What’s problematic about templates? Templates require you to write their implementations in your header so that your compiler can instantiate it correctly. This means that any change to the internal functionality of your template will require a recompilation of all the files that include it. Templates can also be tremendously complex, causing a significant amount of work for your compiler. (Template metaprogramming anyone?) If you need your functionality to be expressed at compile time, consider constexpr, compilers are more efficient at processing these than processing template recursion. Also consider that templates require your compiler to create a new instance for every cpp that includes it. (If one cpp instantiates vector and another also instantiates vector the compiler has to do the work twice!) you might consider extern templates in this situation. But I would strongly recommend dropping the template altogether if you can.

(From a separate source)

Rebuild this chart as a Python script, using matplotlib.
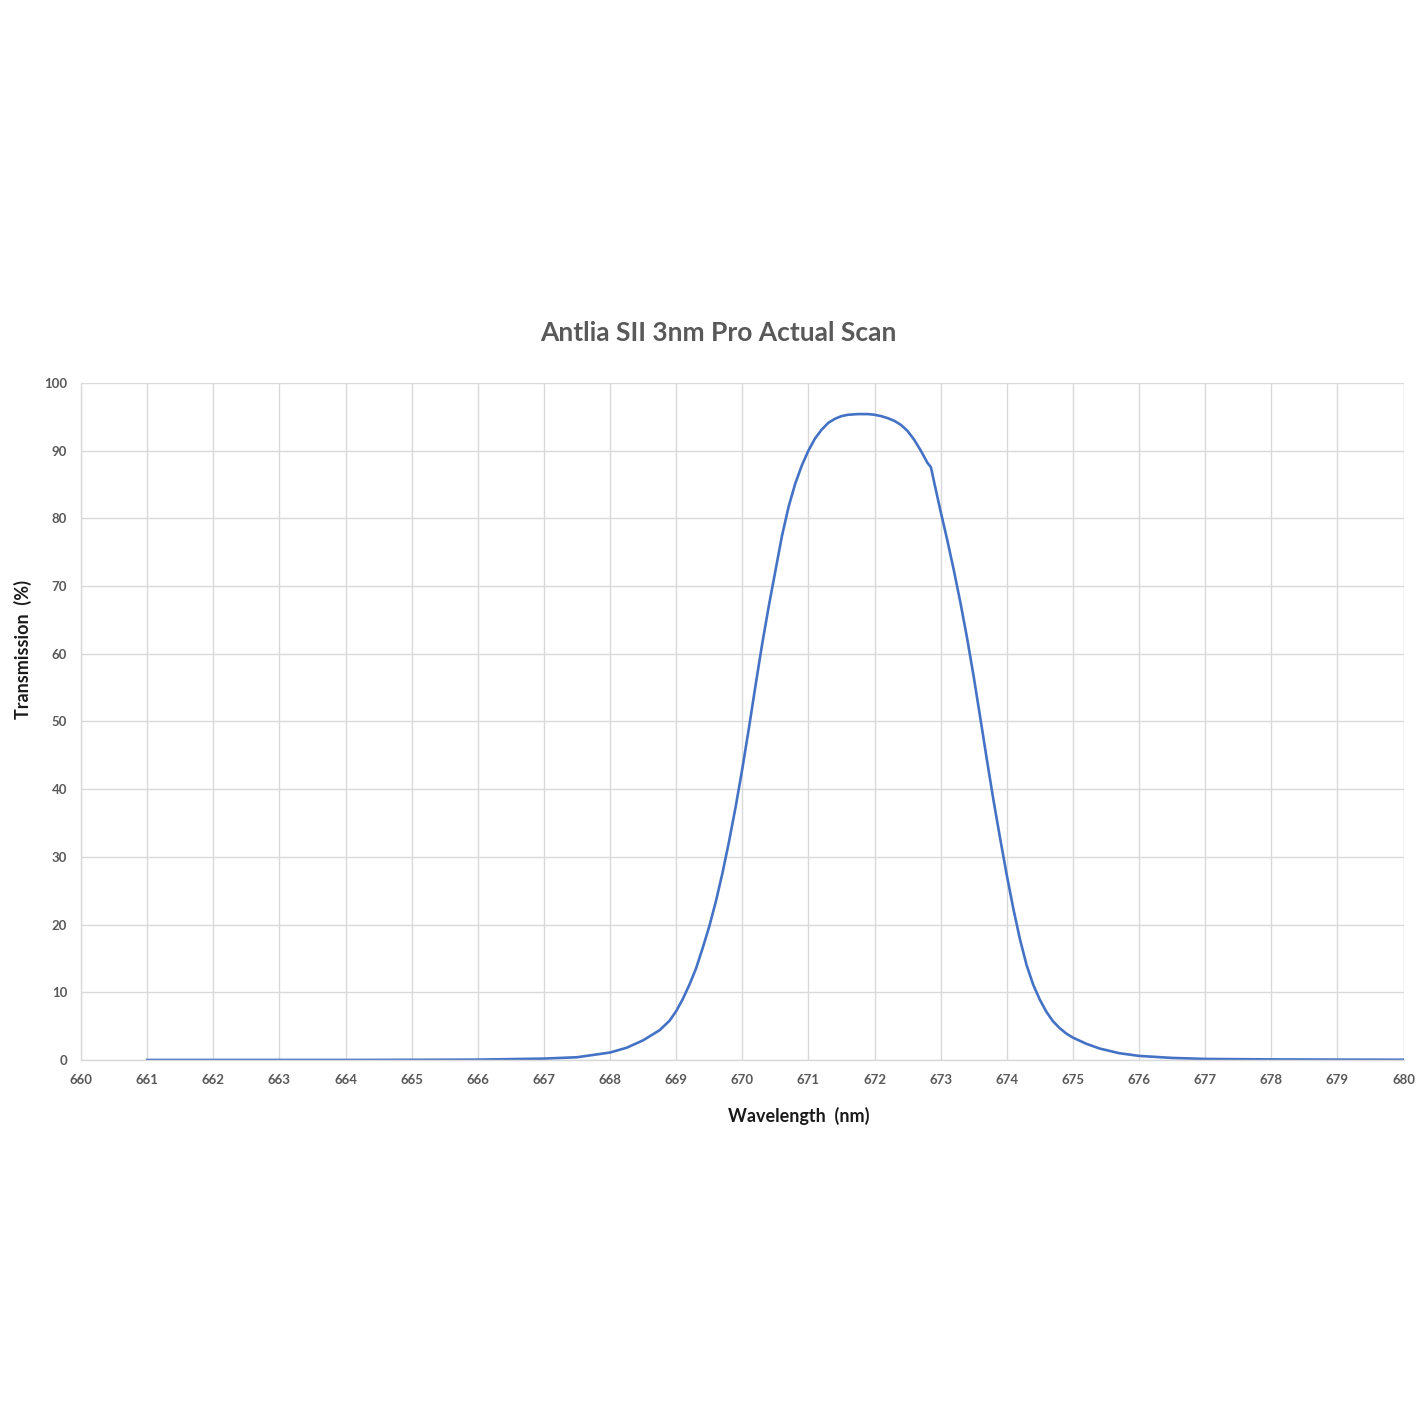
#!/usr/bin/env python3
"""
Antlia SII 3nm Pro filter scan - transmission curve
"""

import matplotlib
matplotlib.use("Agg")
import matplotlib.pyplot as plt

# values (nm, %)
wavelength = [661, 662, 663, 664, 665, 666, 667, 667.5, 668, 668.25, 668.5,
              668.75, 668.9, 669, 669.1, 669.2, 669.3, 669.4, 669.5, 669.6,
              669.7, 669.8, 669.9, 670, 670.1, 670.2, 670.3, 670.4, 670.5,
              670.6, 670.7, 670.8, 670.9, 671, 671.1, 671.2, 671.3, 671.4,
              671.5, 671.6, 671.75, 671.9, 672, 672.1, 672.2, 672.3, 672.4,
              672.5, 672.6, 672.7, 672.8, 672.85, 672.87, 672.9, 673, 673.1,
              673.2, 673.3, 673.4, 673.5, 673.6, 673.7, 673.8, 673.9, 674,
              674.1, 674.2, 674.3, 674.4, 674.5, 674.6, 674.7, 674.8, 674.9,
              675, 675.2, 675.4, 675.7, 676, 676.5, 677, 678, 679, 680]
transmission = [0.0, 0.0, 0.0, 0.0, 0.02, 0.05, 0.2, 0.4, 1.1, 1.8, 2.9,
                4.4, 5.8, 7.2, 9.0, 11.1, 13.5, 16.5, 19.7, 23.4,
                27.6, 32.3, 37.4, 43.0, 49.0, 55.3, 61.4, 67.0, 72.2,
                77.4, 81.7, 85.1, 87.8, 90.0, 91.8, 93.1, 94.1, 94.7,
                95.1, 95.3, 95.4, 95.4, 95.3, 95.1, 94.8, 94.4, 93.8,
                92.9, 91.6, 90.0, 88.2, 87.6, 86.8, 85.4, 81.0, 76.8,
                72.3, 67.5, 62.3, 56.6, 50.5, 44.3, 38.3, 32.7, 27.3,
                22.3, 17.8, 14.0, 11.1, 8.9, 7.1, 5.7, 4.7, 3.9,
                3.3, 2.4, 1.7, 1.0, 0.6, 0.3, 0.15, 0.08, 0.05, 0.03]

x_ticks = list(range(660, 681))
y_ticks = list(range(0, 101, 10))

plt.rcParams['font.family'] = ['Lato', 'DejaVu Sans']

fig = plt.figure(figsize=(14.22, 14.22), dpi=100)
ax = fig.add_axes([0.057, 0.2546, 0.930, 0.4761])

ax.plot(wavelength, transmission, color='#4472C4', linewidth=1.9,
        solid_joinstyle='round')

ax.set_xlim(660, 680)
ax.set_ylim(0, 100)
ax.set_xticks(x_ticks)
ax.set_yticks(y_ticks)
ax.grid(True, color='#D9D9D9', linewidth=1.0)
ax.set_axisbelow(True)
ax.tick_params(length=0, labelsize=9.5, labelcolor='#595959', pad=10)
for lbl in ax.get_xticklabels() + ax.get_yticklabels():
    lbl.set_fontweight('bold')

for side in ['top', 'right']:
    ax.spines[side].set_visible(False)
for side in ['left', 'bottom']:
    ax.spines[side].set_color('#D9D9D9')
    ax.spines[side].set_linewidth(1.0)

ax.set_xlabel('Wavelength  (nm)', fontsize=13, fontweight='bold', color='#1a1a1a')
ax.xaxis.set_label_coords(0.543, -0.069)
ax.set_ylabel('Transmission  (%)', fontsize=13, fontweight='bold', color='#1a1a1a')
ax.yaxis.set_label_coords(-0.037, 0.606)

fig.text(0.505, 0.766, 'Antlia SII 3nm Pro Actual Scan', ha='center', va='center',
         fontsize=19, fontweight='bold', color='#595959')

fig.savefig('out.png', dpi=100)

There are some tools that can help you improve your compile times in a variety of ways. Here’s a few of them.


Ccache is a compilation cache tool that maintains a cache of compilations of your cpp files. This works accross full rebuilds, different project version (Maybe you have 2 similar branches) and even across users.


Compiler Time Tracking Tools

Compilers are starting to incorporate tools to track where time is being spent in compilation. Clang/GCC have “-ftime-report” and MSVC has build insights https://devblogs.microsoft.com/cppblog/introducing-c-build-insights/

An excellent blog post from Aras Pranckevičius details these more thoroughly https://aras-p.info/blog/2019/01/12/Investigating-compile-times-and-Clang-ftime-report/

Show Include List

MSVC has an option to show what’s included in a file. Consider using this to know what’s being included and what doesn’t need to be included.


Clang/GCC have the -M and -H options. https://gcc.gnu.org/onlinedocs/gcc-3.3.6/gcc/Preprocessor-Options.html#Preprocessor-Options

Include What You Use

There is also an interesting tool that determines what includes can be removed and what could be forward declared.